Kait Schwartz, the director of the American Petroleum Institute’s Colorado office, touted the industry’s progress in reducing upstream emissions in a statement that blasted state lawmakers for taking up “a suite of the most anti-oil-and-gas legislation in the history of Colorado.”

“We are pleased that the committee voted decisively on behalf of thousands of families across our state whose livelihoods were threatened by the mere introduction of Senate Bill 24-159,” Schwartz said.

Following a series of amendments late Thursday night, SB-159’s drilling phaseout was removed entirely, and the bill was reduced to a limited set of changes to the way the state holds oil and gas companies liable for abandoned wells. Schwartz said that even as amended, the legislation “posed substantial threats” to industry interests. Julie Murphy, director of the state’s Energy and Carbon Management Commission, which regulates oil and gas drilling, also told committee members that the agency favored defeating, not amending, the bill.

Impacts on school funding

Marchman called SB-159 “shortsighted and irresponsible” in its failure to grapple with the budgetary impacts of a drilling phaseout on local school districts and the state’s general fund.

The most significant effect would be a steep drop in the local property taxes paid by the owners of subsurface mineral rights, which a nonpartisan state analysis estimated at a shortfall of $546 million for school districts and local governments in fiscal year 2034, with the heaviest losses concentrated in oil and gas producing regions like Weld County.

“I’m not a shill for oil and gas,” Marchman said. “But I do recognize the scarcity with which we fund our schools, and the relatively large impact oil and gas has on our public education funds.”

But state Sen. Kevin Priola, an Adams County Democrat and sponsor of SB-159, faulted the bill’s fiscal note for what he said were flawed assumptions. Tax revenues in oil-rich counties already fluctuate wildly from year to year in response to volatile commodity prices, bill proponents noted, and those communities will face financial challenges one way or another as the energy transition accelerates and demand for oil collapses.

“There are less harmful ways to pursue a transition, and there are more harmful ways to produce a transition,” Jan Rose, a legislative analyst for the Colorado Coalition for a Livable Climate, told lawmakers. “One of the most harmful ways is to wait for climate change to force this industry out of business precipitously, because they can’t get funding, they can’t get insurance, they can’t get investors, they can’t get shareholders.

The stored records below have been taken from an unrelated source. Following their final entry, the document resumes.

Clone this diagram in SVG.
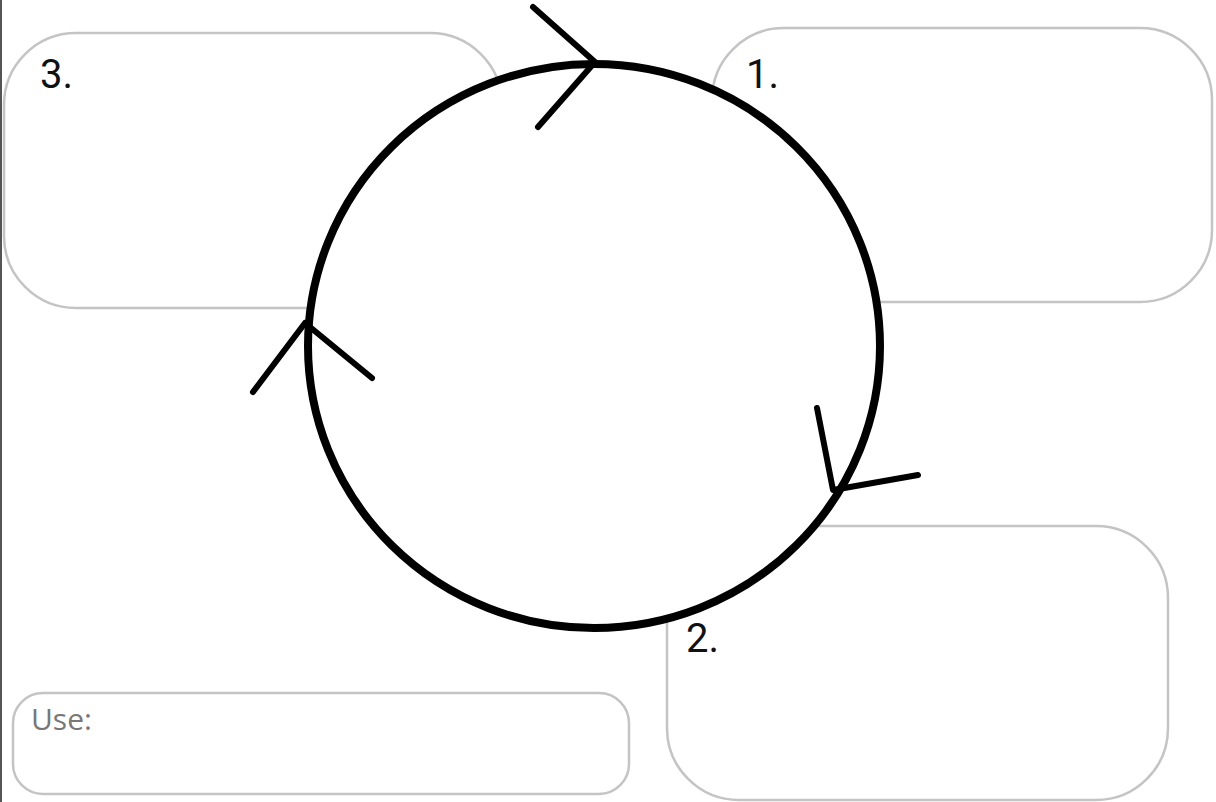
<svg xmlns="http://www.w3.org/2000/svg" width="1216" height="802" viewBox="0 0 1216 802">
<style>
.box{fill:#fff;stroke:#c4c4c4;stroke-width:2.5}
.num{font-family:"Roboto","Liberation Sans",sans-serif;font-size:40px;fill:#111}
.use{font-family:"Open Sans","Liberation Sans",sans-serif;font-size:30px;fill:#777}
.arr{fill:none;stroke:#000;stroke-width:6;stroke-linecap:round;stroke-linejoin:round}
</style>
<rect x="0" y="0" width="1216" height="802" fill="#fff"/>
<line x1="1" y1="0" x2="1" y2="802" stroke="#555" stroke-width="2"/>
<g id="box3"><rect class="box" x="4" y="33" width="498" height="275" rx="72"/><text class="num" x="40" y="88">3.</text></g>
<g id="box1"><rect class="box" x="712" y="28" width="500" height="274" rx="72"/><text class="num" x="746" y="88">1.</text></g>
<g id="box2"><rect class="box" x="667" y="526" width="501" height="274" rx="72"/><text class="num" x="686" y="652">2.</text></g>
<g id="use"><rect class="box" x="13" y="693" width="616" height="101" rx="30"/><text class="use" x="31" y="730">Use:</text></g>
<g id="cycle">
<ellipse cx="594" cy="346" rx="286" ry="282" fill="#fff" stroke="#000" stroke-width="8"/>
</g>
<g id="connectors">
<polyline class="arr" points="533,7 595,62 538,127"/>
<polyline class="arr" points="253,392 305,323 372,378"/>
<polyline class="arr" points="817,408 833,490 918,475"/>
</g>
</svg>
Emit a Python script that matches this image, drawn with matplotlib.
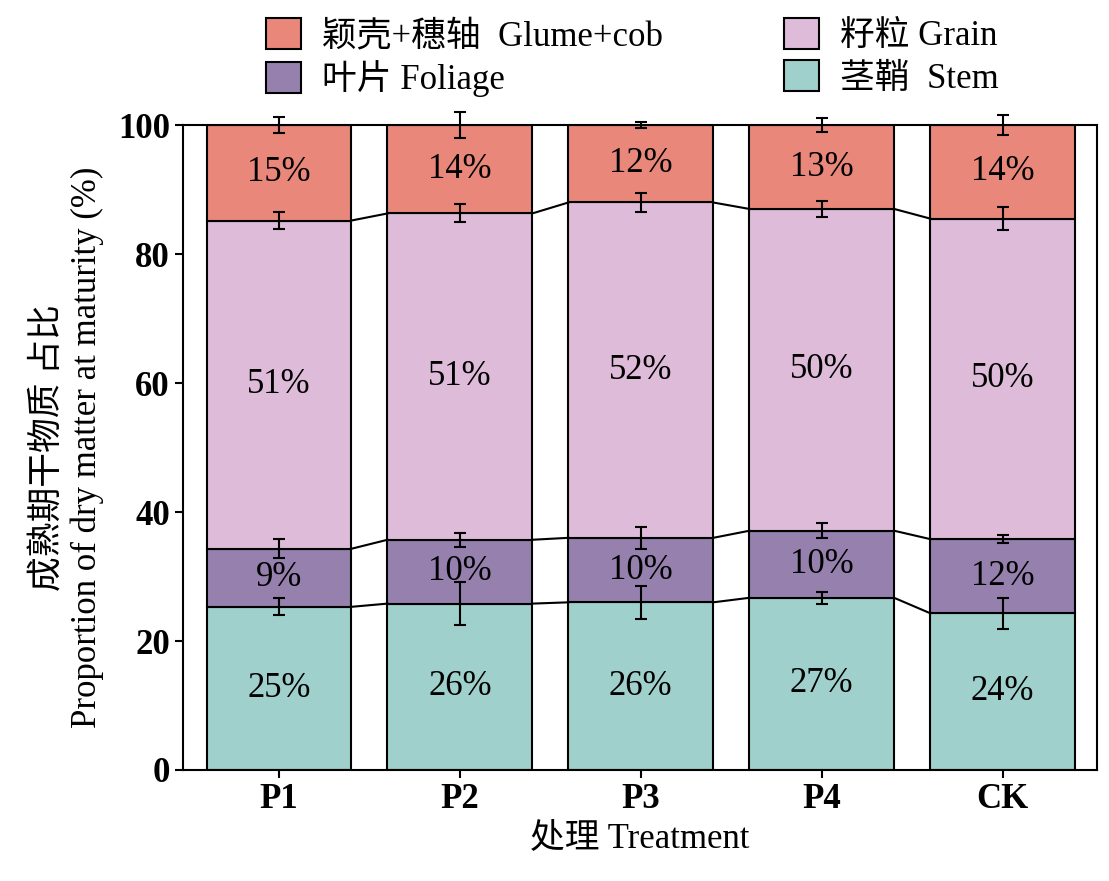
import numpy as np
import matplotlib.pyplot as plt

plt.rcParams['font.family'] = ['Liberation Serif', 'Noto Sans CJK SC']

groups = ["P1", "P2", "P3", "P4", "CK"]
stem = [25.3, 25.8, 26.0, 26.7, 24.3]
foliage = [9.0, 9.9, 10.0, 10.4, 11.5]
grain = [50.9, 50.6, 52.0, 49.9, 49.7]
glume = [14.8, 13.7, 12.0, 13.0, 14.5]
stem_err = [1.3, 3.3, 2.6, 0.9, 2.4]
foliage_err = [1.5, 1.1, 1.7, 1.2, 0.6]
grain_err = [1.3, 1.4, 1.5, 1.3, 1.8]
glume_err = [1.3, 2.0, 0.5, 1.1, 1.6]
stem_lab = ["25%", "26%", "26%", "27%", "24%"]
foliage_lab = ["9%", "10%", "10%", "10%", "12%"]
grain_lab = ["51%", "51%", "52%", "50%", "50%"]
glume_lab = ["15%", "14%", "12%", "13%", "14%"]

fig = plt.figure(figsize=(11.09, 8.81), dpi=100)
ax = fig.add_axes([0.165, 0.126, 0.824, 0.732])
x = np.arange(len(groups))
w = 0.8

layers = [
    (stem, stem_err, stem_lab, "#9fd0cb", "茎鞘  Stem"),
    (foliage, foliage_err, foliage_lab, "#9580ae", "叶片 Foliage"),
    (grain, grain_err, grain_lab, "#ddbbd9", "籽粒 Grain"),
    (glume, glume_err, glume_lab, "#e8877a", "颖壳+穗轴  Glume+cob"),
]
bottom = np.zeros(len(groups))
handles = {}
for vals, err, labs, col, name in layers:
    vals = np.array(vals)
    b = ax.bar(x, vals, w, bottom=bottom, color=col, edgecolor="black", linewidth=1.5, label=name)
    handles[name] = b
    top = bottom + vals
    eb = ax.errorbar(x, top, yerr=err, fmt="none", ecolor="black", elinewidth=1.5, capsize=4, capthick=1.5)
    for art in eb.lines[1] + eb.lines[2]:
        art.set_clip_on(False)
    for i in range(len(groups)):
        ax.text(x[i], bottom[i] + vals[i] / 2, labs[i], ha="center", va="center", fontsize=25)
        if i < len(groups) - 1 and name != layers[-1][4]:
            ax.plot([x[i] + w / 2, x[i + 1] - w / 2], [top[i], top[i + 1]], color="black", lw=1.5)
    bottom = top

ax.set_xlim(-0.53, 4.52)
ax.set_ylim(0, 100)
ax.set_xticks(x)
ax.set_xticklabels(groups, fontsize=25, fontweight="bold")
ax.set_yticks([0, 20, 40, 60, 80, 100])
ax.tick_params(axis="y", labelsize=25, width=1.5, length=6)
ax.tick_params(axis="x", width=1.5, length=6)
for lbl in ax.get_yticklabels():
    lbl.set_fontweight("bold")
for s in ax.spines.values():
    s.set_linewidth(1.5)
ax.set_xlabel("处理 Treatment", fontsize=25, labelpad=4)
ax.set_ylabel("成熟期干物质 占比\nProportion of dry matter at maturity (%)", fontsize=25, labelpad=10)

order = ["颖壳+穗轴  Glume+cob", "叶片 Foliage", "籽粒 Grain", "茎鞘  Stem"]
fig.legend([handles[n] for n in order], order, ncol=2, loc="upper center",
           bbox_to_anchor=(0.57, 1.015), frameon=False, fontsize=25,
           handlelength=1.0, handleheight=1.0, columnspacing=3.5, labelspacing=0.2,
           handletextpad=0.6)

fig.savefig("out.png")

At some point, there’s a tipping point, and it’s likely to happen, in our opinion, before 2030.”

And Mike Foote, a former Democratic state senator and attorney testifying on behalf of climate activist group 350 Colorado, said the industry’s plans to continue to drilling indefinitely — and the state’s lack of a plan to stop them — is “just not consistent with a livable planet.”

“You have in front of you a plan to do what is necessary for the state and the planet. As we’ve heard already, a lot of people don’t like that plan,” Foote said. “I haven’t heard what their plan is, other than continuing business as usual.”